**EXERCISE DIRECTIONS:**
From the first line of the data below through the line bearing "import * as", reproduce each line exactly; do not include pictures.

**STORED DATA:**
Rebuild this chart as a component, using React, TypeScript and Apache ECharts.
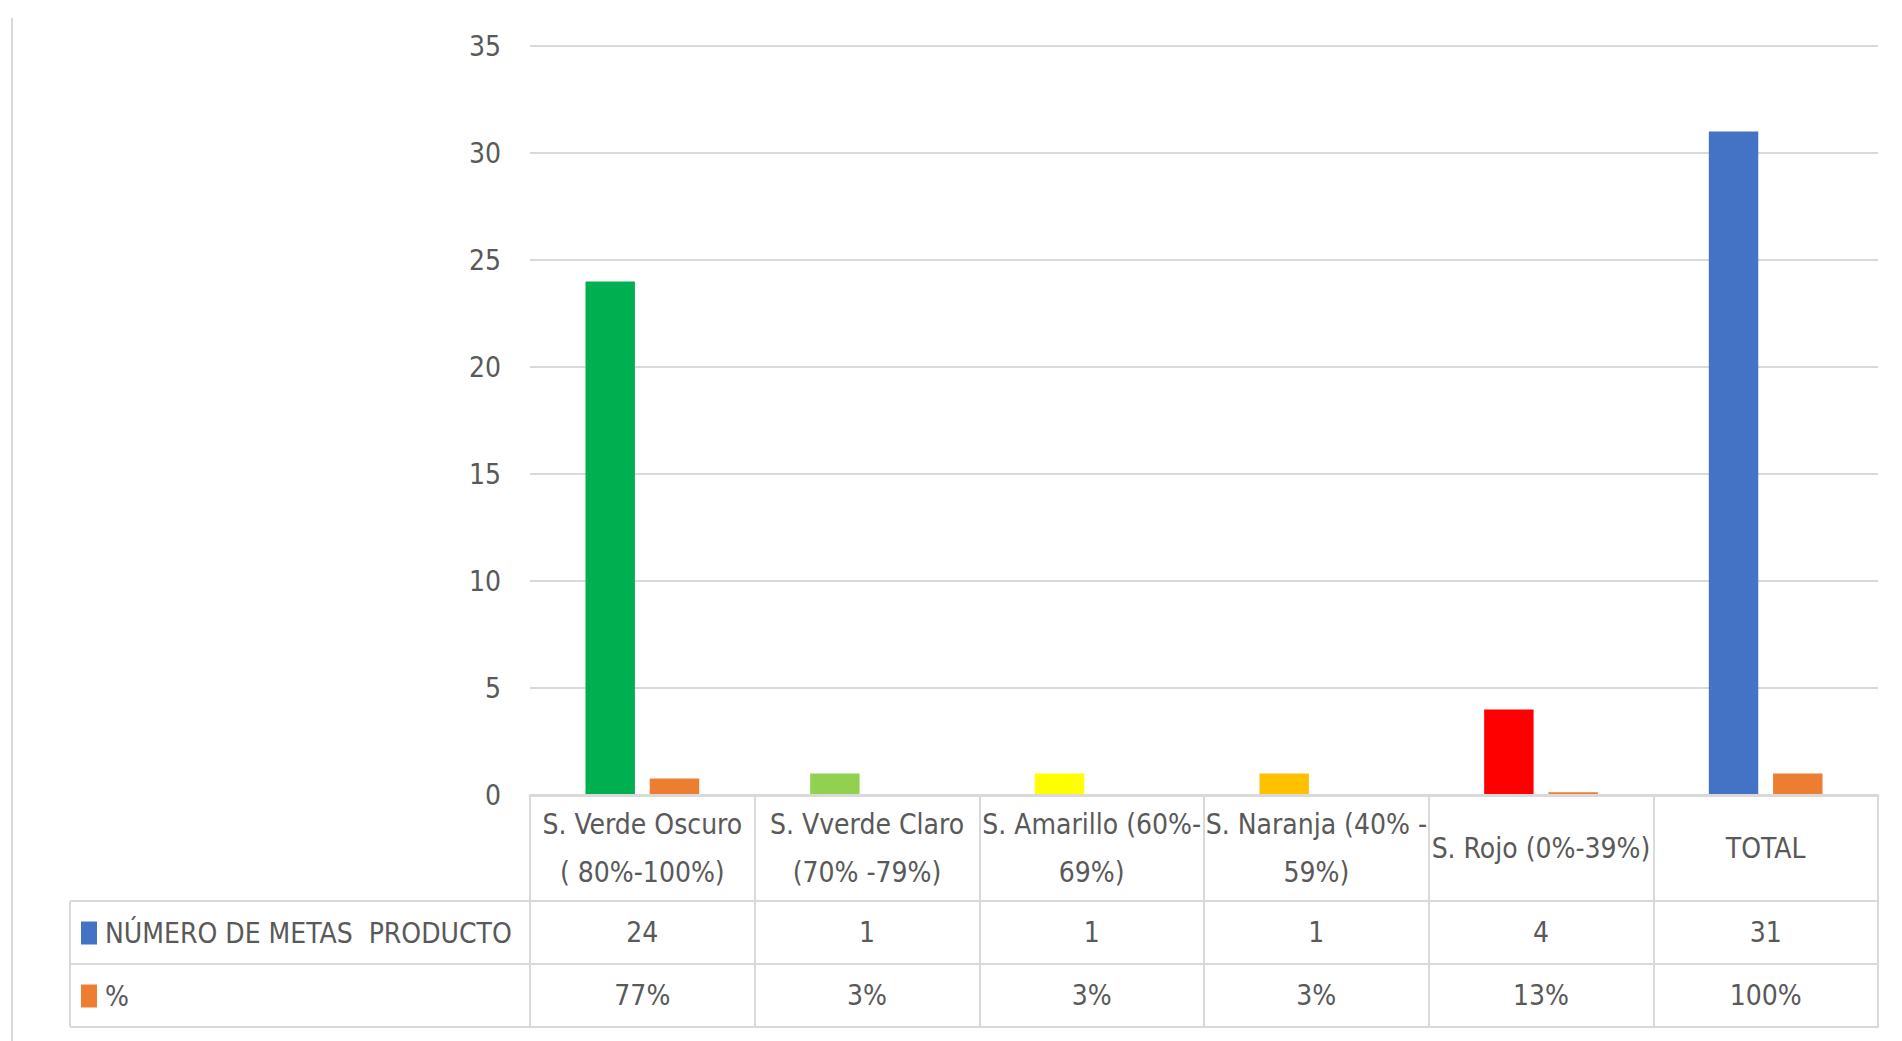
import React, { useEffect, useRef } from "react";
import * as echarts from "echarts";

const categories = [
  "S. Verde Oscuro\n( 80%-100%)",
  "S. Vverde Claro\n(70% -79%)",
  "S. Amarillo (60%-\n69%)",
  "S. Naranja (40% -\n59%)",
  "S. Rojo (0%-39%)",
  "TOTAL",
];
const metas = [24, 1, 1, 1, 4, 31];
const pct = [0.77, 0.03, 0.03, 0.03, 0.13, 1.0];
const barColors = ["#00B050", "#92D050", "#FFFF00", "#FFC000", "#FF0000", "#4472C4"];
const seriesNames = ["NÚMERO DE METAS  PRODUCTO", "%"];
const seriesColors = ["#4472C4", "#ED7D31"];
const yMin = 0;
const yMax = 35;
const yStep = 5;

const FONT = "'DejaVu Sans Condensed', 'Liberation Sans Narrow', sans-serif";
const FS = 28;
const TXT = "#595959";
const LINE = "#d9d9d9";

export default function App() {
  const ref = useRef<HTMLDivElement>(null);
  useEffect(() => {
    if (!ref.current) return;
    const chart = echarts.init(ref.current, null, { renderer: "svg" });
    const gridLeft = 530;
    const gridRight = 24;
    const gridTop = 46;
    const gridBottom = 246;
    const axisY = 1041 - gridBottom; // 795
    const row1 = 106;
    const row2 = 169;
    const row3 = 232;
    const lineStyle = { color: LINE, width: 2 };
    const baseX = {
      type: "category",
      data: categories,
      position: "bottom",
      axisTick: { show: false },
      splitLine: { show: false },
    };
    const legendBase = {
      orient: "vertical",
      left: 81,
      padding: 0,
      itemWidth: 16,
      itemHeight: 23,
      selectedMode: false,
      icon: "rect",
      textStyle: { fontFamily: FONT, fontSize: FS, color: TXT, padding: [0, 0, 0, 3] },
    };
    chart.setOption({
      animation: false,
      textStyle: { fontFamily: FONT },
      grid: { left: gridLeft, right: gridRight, top: gridTop, bottom: gridBottom },
      legend: [
        { ...legendBase, top: 919, data: [seriesNames[0]] },
        { ...legendBase, top: 982, data: [seriesNames[1]] },
      ],
      xAxis: [
        {
          ...baseX,
          z: 5,
          axisLine: { show: true, lineStyle: { color: LINE, width: 3 } },
          axisTick: { show: true, length: row3, interval: 0, lineStyle },
          axisLabel: {
            interval: 0,
            margin: 53,
            verticalAlign: "middle",
            lineHeight: 48,
            fontSize: FS,
            color: TXT,
            fontFamily: FONT,
          },
        },
        {
          ...baseX,
          offset: row1,
          axisLine: { show: true, lineStyle },
          axisLabel: {
            interval: 0,
            margin: 31.5,
            verticalAlign: "middle",
            fontSize: FS,
            color: TXT,
            fontFamily: FONT,
            formatter: (_v: string, i: number) => String(metas[i]),
          },
        },
        {
          ...baseX,
          offset: row2,
          axisLine: { show: true, lineStyle },
          axisLabel: {
            interval: 0,
            margin: 31.5,
            verticalAlign: "middle",
            fontSize: FS,
            color: TXT,
            fontFamily: FONT,
            formatter: (_v: string, i: number) => Math.round(pct[i] * 100) + "%",
          },
        },
        {
          ...baseX,
          offset: row3,
          axisLine: { show: true, lineStyle },
          axisLabel: { show: false },
        },
      ],
      yAxis: {
        type: "value",
        min: yMin,
        max: yMax,
        interval: yStep,
        axisLine: { show: false },
        axisTick: { show: false },
        splitLine: { show: true, lineStyle },
        axisLabel: { margin: 29, fontSize: FS, color: TXT, fontFamily: FONT },
      },
      series: [
        {
          name: seriesNames[0],
          type: "bar",
          barWidth: "22%",
          barGap: "30%",
          itemStyle: { color: seriesColors[0] },
          data: metas.map((v, i) => ({ value: v, itemStyle: { color: barColors[i] } })),
        },
        {
          name: seriesNames[1],
          type: "bar",
          barWidth: "22%",
          itemStyle: { color: seriesColors[1] },
          data: pct,
        },
      ],
      graphic: [
        { type: "line", shape: { x1: 12, y1: 18, x2: 12, y2: 1041 }, style: { stroke: LINE, lineWidth: 2 } },
        { type: "line", shape: { x1: 70, y1: axisY + row1, x2: 70, y2: axisY + row3 }, style: { stroke: LINE, lineWidth: 2 } },
        { type: "line", shape: { x1: 70, y1: axisY + row1, x2: gridLeft, y2: axisY + row1 }, style: { stroke: LINE, lineWidth: 2 } },
        { type: "line", shape: { x1: 70, y1: axisY + row2, x2: gridLeft, y2: axisY + row2 }, style: { stroke: LINE, lineWidth: 2 } },
        { type: "line", shape: { x1: 70, y1: axisY + row3, x2: gridLeft, y2: axisY + row3 }, style: { stroke: LINE, lineWidth: 2 } },
      ],
    });
    return () => chart.dispose();
  }, []);
  return (
    <div
      ref={ref}
      style={{ position: "absolute", left: 0, top: 0, width: "1902px", height: "1041px", background: "#fff" }}
    />
  );
}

**SOLUTION TO THE EXERCISE:**
Rebuild this chart as a component, using React, TypeScript and Apache ECharts.
import React, { useEffect, useRef } from "react";
import * as echarts from "echarts";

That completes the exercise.